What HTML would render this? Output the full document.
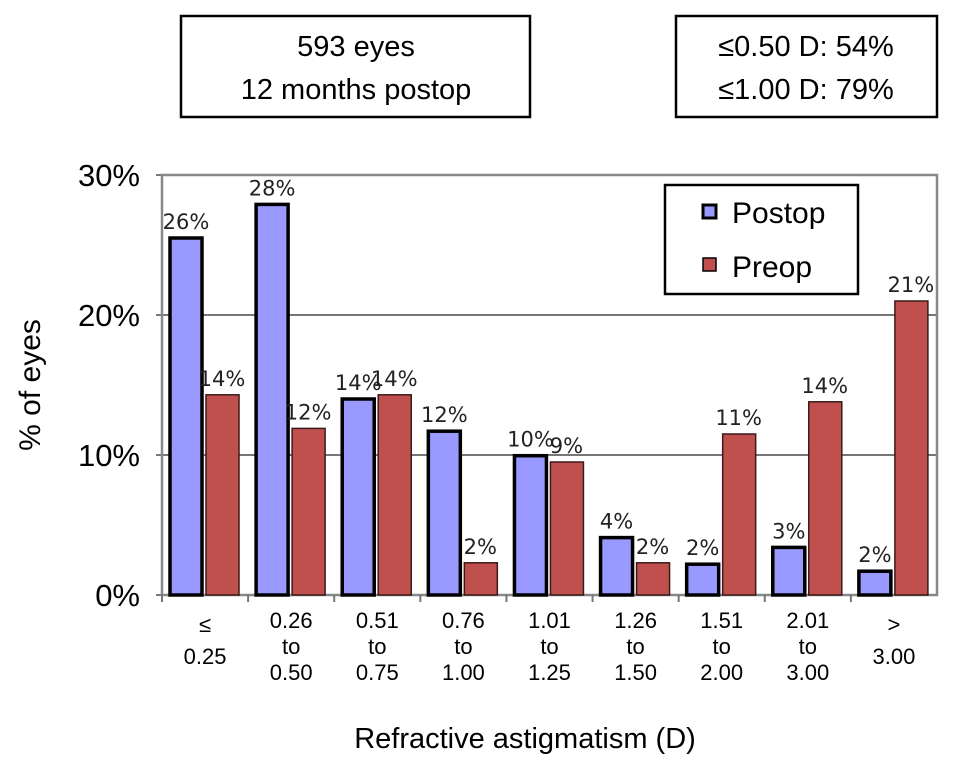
<!DOCTYPE html>
<html><head><meta charset="utf-8"><style>
body{margin:0;background:#fff;width:969px;height:765px;overflow:hidden}
svg text{font-family:"Liberation Sans",sans-serif}
svg text.dl{font-family:"DejaVu Sans",sans-serif;font-size:21px;fill:#222}
</style></head><body>
<svg id="chart" width="969" height="765">
<rect x="181" y="16" width="349" height="101" fill="#fff" stroke="#000" stroke-width="2.5"/>
<text x="356" y="56" font-size="29" text-anchor="middle">593 eyes</text>
<text x="356" y="99" font-size="29" text-anchor="middle">12 months postop</text>
<rect x="676" y="16" width="261" height="101" fill="#fff" stroke="#000" stroke-width="2.5"/>
<text x="806" y="56" font-size="29" text-anchor="middle">≤0.50 D: 54%</text>
<text x="806" y="99" font-size="29" text-anchor="middle">≤1.00 D: 79%</text>
<g id="plot"></g>
<text transform="translate(40,385) rotate(-90)" font-size="30" text-anchor="middle">% of eyes</text>
<text x="525" y="748" font-size="29" text-anchor="middle">Refractive astigmatism (D)</text>
<g>
<rect x="665" y="185" width="193" height="109" fill="#fff" stroke="#000" stroke-width="2.5"/>
<rect x="703" y="205" width="13" height="13" fill="#9999ff" stroke="#000" stroke-width="3"/>
<text x="732" y="223" font-size="30">Postop</text>
<rect x="703" y="258" width="13" height="13" fill="#c0504d" stroke="#000" stroke-width="1.5"/>
<text x="732" y="277" font-size="30">Preop</text>
</g>
</svg>
<script>
const categories=[["≤","0.25"],["0.26","to","0.50"],["0.51","to","0.75"],["0.76","to","1.00"],["1.01","to","1.25"],["1.26","to","1.50"],["1.51","to","2.00"],["2.01","to","3.00"],[">","3.00"]];
const postop=[25.5,27.9,14.0,11.7,9.95,4.1,2.2,3.4,1.7];
const preop=[14.3,11.9,14.3,2.3,9.5,2.3,11.5,13.8,21.0];
const postopLabels=["26%","28%","14%","12%","10%","4%","2%","3%","2%"];
const preopLabels=["14%","12%","14%","2%","9%","2%","11%","14%","21%"];
const yTicks=[0,10,20,30];
const X0=162,X1=937,Y0=595,Y1=175;
const cw=(X1-X0)/categories.length;
const y=v=>Y0-(v/30)*(Y0-Y1);
const xc=i=>X0+i*cw;
const g=document.getElementById('plot');
const NS='http://www.w3.org/2000/svg';
function mk(t,a){const e=document.createElementNS(NS,t);for(const k in a)e.setAttribute(k,a[k]);g.appendChild(e);return e;}
yTicks.forEach(t=>{
 if(t>0&&t<30){const l=mk('line',{x1:X0,x2:X1,y1:y(t),y2:y(t),stroke:'#777','stroke-width':2});
 
 }
 const tk=mk('line',{x1:X0-6,x2:X0,y1:y(t),y2:y(t),stroke:'#777','stroke-width':2});
 
 
 const tx=mk('text',{x:140,y:y(t)+11,'font-size':31,'text-anchor':'end'});tx.textContent=t+'%';
 
 
});
const fr=mk('rect',{x:X0,y:Y1,width:X1-X0,height:Y0-Y1,fill:'none',stroke:'#888','stroke-width':2.5});


categories.forEach((c,i)=>{
 const tk=mk('line',{x1:xc(i),x2:xc(i),y1:Y0,y2:Y0+7,stroke:'#777','stroke-width':2});
 
 
 const px=xc(i)+8,qx=xc(i)+44;
 const b1=mk('rect',{x:px,y:y(postop[i]),width:32,height:Y0-y(postop[i]),fill:'#9999ff',stroke:'#000','stroke-width':3.5});
 
 
 const b2=mk('rect',{x:qx,y:y(preop[i]),width:33,height:Y0-y(preop[i]),fill:'#c0504d',stroke:'#3a1a1a','stroke-width':1.5});
 
 
 const l1=mk('text',{x:px+16,y:y(postop[i])-9,'text-anchor':'middle','class':'dl'});l1.textContent=postopLabels[i];
 
 
 const l2=mk('text',{x:qx+16,y:y(preop[i])-9,'text-anchor':'middle','class':'dl'});l2.textContent=preopLabels[i];
 
 
 c.forEach((s,j)=>{
  const off=c.length===2?(j===0?632:664):628+j*26;
  const t=mk('text',{x:xc(i)+cw/2,y:off,'font-size':22,'text-anchor':'middle'});t.textContent=s;
  
  
 });
});
</script>
</body></html>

-- -- --

What the exercise asks:
Write out the full listing verbatim, excluding its pictures.

Answer for this exercise:
What HTML would render this? Output the full document.
<!DOCTYPE html>
<html><head><meta charset="utf-8"><style>
body{margin:0;background:#fff;width:969px;height:765px;overflow:hidden}
svg text{font-family:"Liberation Sans",sans-serif}
svg text.dl{font-family:"DejaVu Sans",sans-serif;font-size:21px;fill:#222}
</style></head><body>
<svg id="chart" width="969" height="765">
<rect x="181" y="16" width="349" height="101" fill="#fff" stroke="#000" stroke-width="2.5"/>
<text x="356" y="56" font-size="29" text-anchor="middle">593 eyes</text>
<text x="356" y="99" font-size="29" text-anchor="middle">12 months postop</text>
<rect x="676" y="16" width="261" height="101" fill="#fff" stroke="#000" stroke-width="2.5"/>
<text x="806" y="56" font-size="29" text-anchor="middle">≤0.50 D: 54%</text>
<text x="806" y="99" font-size="29" text-anchor="middle">≤1.00 D: 79%</text>
<g id="plot"></g>
<text transform="translate(40,385) rotate(-90)" font-size="30" text-anchor="middle">% of eyes</text>
<text x="525" y="748" font-size="29" text-anchor="middle">Refractive astigmatism (D)</text>
<g>
<rect x="665" y="185" width="193" height="109" fill="#fff" stroke="#000" stroke-width="2.5"/>
<rect x="703" y="205" width="13" height="13" fill="#9999ff" stroke="#000" stroke-width="3"/>
<text x="732" y="223" font-size="30">Postop</text>
<rect x="703" y="258" width="13" height="13" fill="#c0504d" stroke="#000" stroke-width="1.5"/>
<text x="732" y="277" font-size="30">Preop</text>
</g>
</svg>
<script>
const categories=[["≤","0.25"],["0.26","to","0.50"],["0.51","to","0.75"],["0.76","to","1.00"],["1.01","to","1.25"],["1.26","to","1.50"],["1.51","to","2.00"],["2.01","to","3.00"],[">","3.00"]];
const postop=[25.5,27.9,14.0,11.7,9.95,4.1,2.2,3.4,1.7];
const preop=[14.3,11.9,14.3,2.3,9.5,2.3,11.5,13.8,21.0];
const postopLabels=["26%","28%","14%","12%","10%","4%","2%","3%","2%"];
const preopLabels=["14%","12%","14%","2%","9%","2%","11%","14%","21%"];
const yTicks=[0,10,20,30];
const X0=162,X1=937,Y0=595,Y1=175;
const cw=(X1-X0)/categories.length;
const y=v=>Y0-(v/30)*(Y0-Y1);
const xc=i=>X0+i*cw;
const g=document.getElementById('plot');
const NS='http://www.w3.org/2000/svg';
function mk(t,a){const e=document.createElementNS(NS,t);for(const k in a)e.setAttribute(k,a[k]);g.appendChild(e);return e;}
yTicks.forEach(t=>{
 if(t>0&&t<30){const l=mk('line',{x1:X0,x2:X1,y1:y(t),y2:y(t),stroke:'#777','stroke-width':2});
 
 }
 const tk=mk('line',{x1:X0-6,x2:X0,y1:y(t),y2:y(t),stroke:'#777','stroke-width':2});
 
 
 const tx=mk('text',{x:140,y:y(t)+11,'font-size':31,'text-anchor':'end'});tx.textContent=t+'%';
 
 
});
const fr=mk('rect',{x:X0,y:Y1,width:X1-X0,height:Y0-Y1,fill:'none',stroke:'#888','stroke-width':2.5});


categories.forEach((c,i)=>{
 const tk=mk('line',{x1:xc(i),x2:xc(i),y1:Y0,y2:Y0+7,stroke:'#777','stroke-width':2});
 
 
 const px=xc(i)+8,qx=xc(i)+44;
 const b1=mk('rect',{x:px,y:y(postop[i]),width:32,height:Y0-y(postop[i]),fill:'#9999ff',stroke:'#000','stroke-width':3.5});
 
 
 const b2=mk('rect',{x:qx,y:y(preop[i]),width:33,height:Y0-y(preop[i]),fill:'#c0504d',stroke:'#3a1a1a','stroke-width':1.5});
 
 
 const l1=mk('text',{x:px+16,y:y(postop[i])-9,'text-anchor':'middle','class':'dl'});l1.textContent=postopLabels[i];
 
 
 const l2=mk('text',{x:qx+16,y:y(preop[i])-9,'text-anchor':'middle','class':'dl'});l2.textContent=preopLabels[i];
 
 
 c.forEach((s,j)=>{
  const off=c.length===2?(j===0?632:664):628+j*26;
  const t=mk('text',{x:xc(i)+cw/2,y:off,'font-size':22,'text-anchor':'middle'});t.textContent=s;
  
  
 });
});
</script>
</body></html>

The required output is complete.